Ó Ríordáin had a keen interest in the Irish language and culture, and it was as a student of Canon Patrick Power, Professor of Archaeology at UCC, that he was introduced to the subject. In 1930, he obtained a Master of Arts degree with first-class honours, and the following year, he was awarded a coveted National University of Ireland (NUI) travelling studentship, which enabled him to study archaeological field techniques and museum collections in Great Britain and Continental Europe. During this period, at the suggestion of R. A. Stewart Macalister, Professor of Celtic Archaeology at University College Dublin (UCD), and Adolf Mahr, the director of the National Museum of Ireland in Dublin, Ó Ríordáin began studying Bronze Age halberds. For his work in this area, he was awarded a doctorate by the NUI. Afterwards, he began working at the antiquities branch of the National Museum.

1936 was a fulfilling year for Ó Ríordáin. That year, he married the sculptor and painter Gabriel Hayes, with whom he would have one daughter and one son. He then succeeded Power as Professor of Archaeology at UCC, moving back to his native Monkstown with his new wife to take up the position. The same year, he was elected a Member of the Royal Irish Academy. While in Cork, he revitalised the long-established Cork Historical and Archaeological Society, as its honorary secretary and editor of its journal. Its membership almost doubled, and the enlarged and redesigned journal enjoyed a much wider readership outside Ireland. He was given an honorary life membership of the Society.

In 1943, following Macalister's death, Ó Ríordáin succeeded him as Professor of Celtic Archaeology at UCD. He introduced new areas of research to both university departments at which he taught, and introduced his students, including Michael J. O'Kelly at UCC and Rúaidhrí de Valera at UCD, to the modern techniques of field archaeology. In his obituary of Ó Ríordáin in the Journal of the Royal Society of Antiquaries of Ireland, O'Kelly credited him with transforming the archaeology department at UCD in particular.

Ó Ríordáin was noted for his fieldwork, especially for the eighteen years of excavations which he carried out at the multi-period site of Lough Gur, County Limerick, which elucidated much of its complex history, and formed the basis of studies of the site which continue to this day. He also analysed Ireland's Roman history, and contributed significantly to knowledge of Ireland's early medieval history. He and British archaeologist Glyn Daniel began excavations of the passage graves at Newgrange; Daniel published their study of these sites in 1964, after Ó Ríordáin's death. In 1955, Ó Ríordáin began excavating at Tara, County Meath, conducting the first modern investigation of this important site. He made several notable discoveries at Tara, including an undisturbed passage grave, which were reported on in newspapers, although his studies of the site were not published until many years later.

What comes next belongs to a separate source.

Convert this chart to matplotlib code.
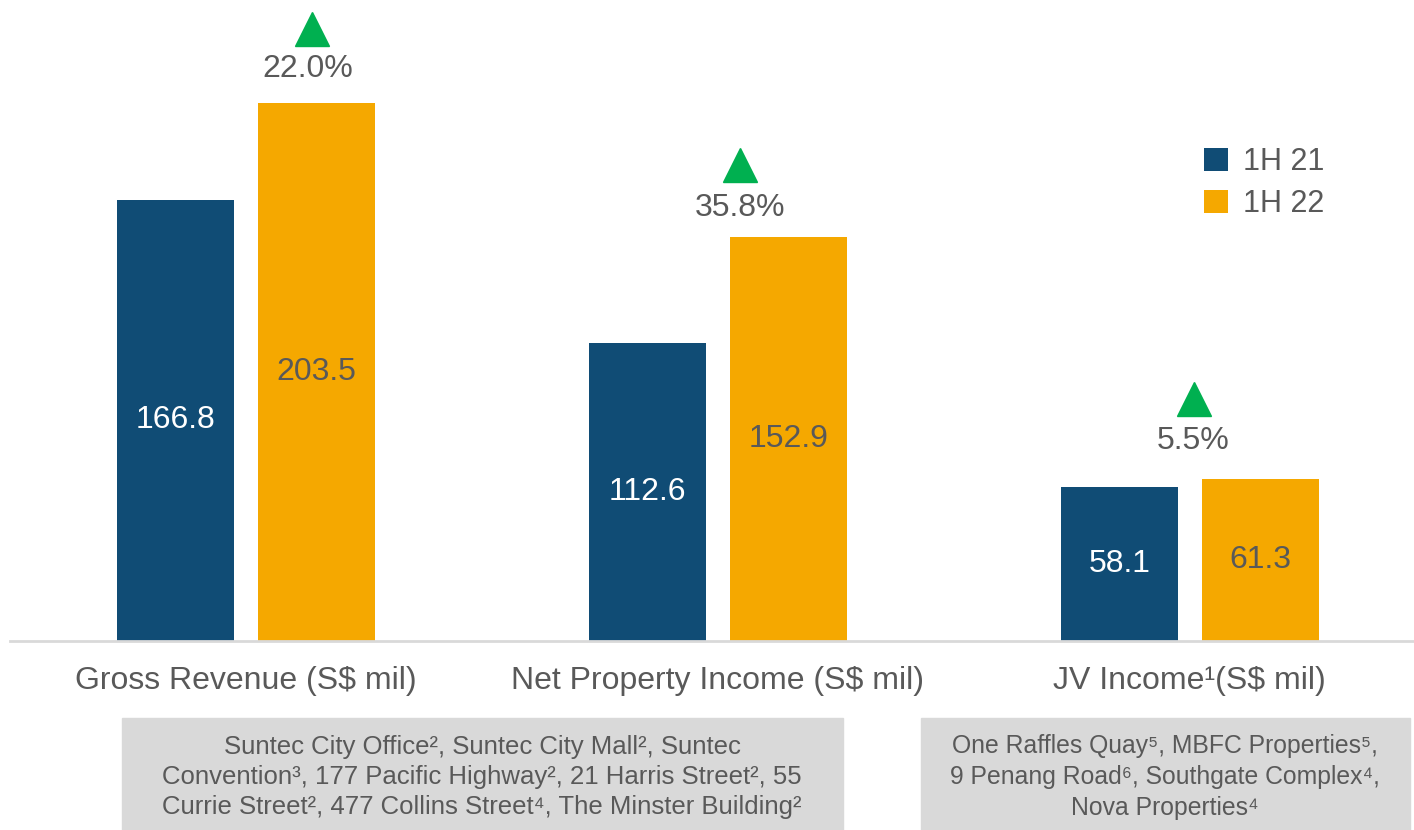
import matplotlib
matplotlib.use("Agg")
import matplotlib.pyplot as plt
from matplotlib.patches import Rectangle
import numpy as np

plt.rcParams['font.family'] = ['Liberation Sans', 'DejaVu Sans']

# Chart data
categories = ["Gross Revenue (S$ mil)", "Net Property Income (S$ mil)", "JV Income\u00b9(S$ mil)"]
series_names = ["1H 21", "1H 22"]
values_1h21 = [166.8, 112.6, 58.1]
values_1h22 = [203.5, 152.9, 61.3]
growth_labels = ["22.0%", "35.8%", "5.5%"]
footnote_left = ("Suntec City Office\u00b2, Suntec City Mall\u00b2, Suntec\n"
                 "Convention\u00b3, 177 Pacific Highway\u00b2, 21 Harris Street\u00b2, 55\n"
                 "Currie Street\u00b2, 477 Collins Street\u2074, The Minster Building\u00b2")
footnote_right = ("One Raffles Quay\u2075, MBFC Properties\u2075,\n"
                  "9 Penang Road\u2076, Southgate Complex\u2074,\n"
                  "Nova Properties\u2074")

navy = "#104C75"
orange = "#F5A800"
green = "#00B050"
grey_text = "#595959"

fig = plt.figure(figsize=(14.14, 8.30), dpi=100)
ax = fig.add_axes([10 / 1414, 189 / 830, 1404 / 1414, 641 / 830])

x = np.arange(len(categories))
width = 0.248
offset = 0.1495

bars1 = ax.bar(x - offset, values_1h21, width, color=navy, label=series_names[0])
bars2 = ax.bar(x + offset, values_1h22, width, color=orange, label=series_names[1])

# value labels in the middle of each bar
for b, v in zip(bars1, values_1h21):
    ax.text(b.get_x() + b.get_width() / 2, v / 2, f"{v:.1f}", ha="center", va="center",
            color="white", fontsize=23)
for b, v in zip(bars2, values_1h22):
    ax.text(b.get_x() + b.get_width() / 2, v / 2, f"{v:.1f}", ha="center", va="center",
            color=grey_text, fontsize=23)

# growth markers above the 1H 22 bars
tri_dx = [0.14, 0.047, 0.008]
txt_dx = [0.131, 0.047, 0.008]
tri_dy = [74, 71, 80]
txt_dy = [34, 29, 38]
for i, v in enumerate(values_1h22):
    ax.plot(x[i] + tri_dx[i], v + tri_dy[i] / 2.645, marker="^", markersize=25,
            color=green, clip_on=False)
    ax.annotate(growth_labels[i], xy=(x[i] + txt_dx[i], v), xytext=(0, txt_dy[i]),
                textcoords="offset pixels", ha="center", va="center",
                color=grey_text, fontsize=23)

ax.set_xlim(-0.5, 2.475)
ax.set_ylim(0, 242.3)
ax.set_xticks(x)
ax.set_xticklabels(categories, fontsize=23, color=grey_text)
ax.tick_params(axis="x", length=0, pad=18)
ax.set_yticks([])
for side in ["top", "right", "left"]:
    ax.spines[side].set_visible(False)
ax.spines["bottom"].set_color("#D9D9D9")
ax.spines["bottom"].set_linewidth(2)

leg = ax.legend(loc="upper left", bbox_to_anchor=(1182 / 1404, 506 / 641), frameon=False,
                fontsize=22, handlelength=0.78, handleheight=0.78, handletextpad=0.5,
                labelspacing=0.4, borderaxespad=0)
for t in leg.get_texts():
    t.set_color(grey_text)

# footnote boxes
fig.patches.append(Rectangle((122 / 1414, 0), 721 / 1414, 112 / 830,
                             transform=fig.transFigure, color="#D9D9D9", zorder=0))
fig.patches.append(Rectangle((921 / 1414, 0), 489 / 1414, 112 / 830,
                             transform=fig.transFigure, color="#D9D9D9", zorder=0))
fig.text(482 / 1414, 1 - 777 / 830, footnote_left, ha="center", va="center",
         fontsize=18.5, color=grey_text, linespacing=1.33)
fig.text(1165 / 1414, 1 - 777 / 830, footnote_right, ha="center", va="center",
         fontsize=17.8, color=grey_text, linespacing=1.37)

fig.savefig("out.png", dpi=100)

Ó Ríordáin delivered lectures frequently in public and on radio. He was one of the first Irish archaeologists to appear on British television, featuring the reconstruction of ancient dwellings at Lough Gur. In 1958, he appeared on an episode of the BBC panel show Animal, Vegetable, Mineral?, chaired by Daniel, identifying different objects and artefacts alongside fellow archaeologists V. Gordon Childe and Mortimer Wheeler, the latter being the programme's regular expert panellist. Ó Ríordáin wrote numerous papers and excavation reports which were published in archaeological journals, and his 1942 book Antiquities of the Irish countryside has been republished in five editions. He was president of the Royal Society of Antiquaries of Ireland from 1953 to 1956, and was awarded a D.Litt. by the NUI.

Ó Ríordáin fell ill in the autumn of 1956, and died in Dublin on 11 April 1957, at the age of 52. He is buried alongside his wife in the cemetery of Donaghcumper Church in Celbridge, County Kildare.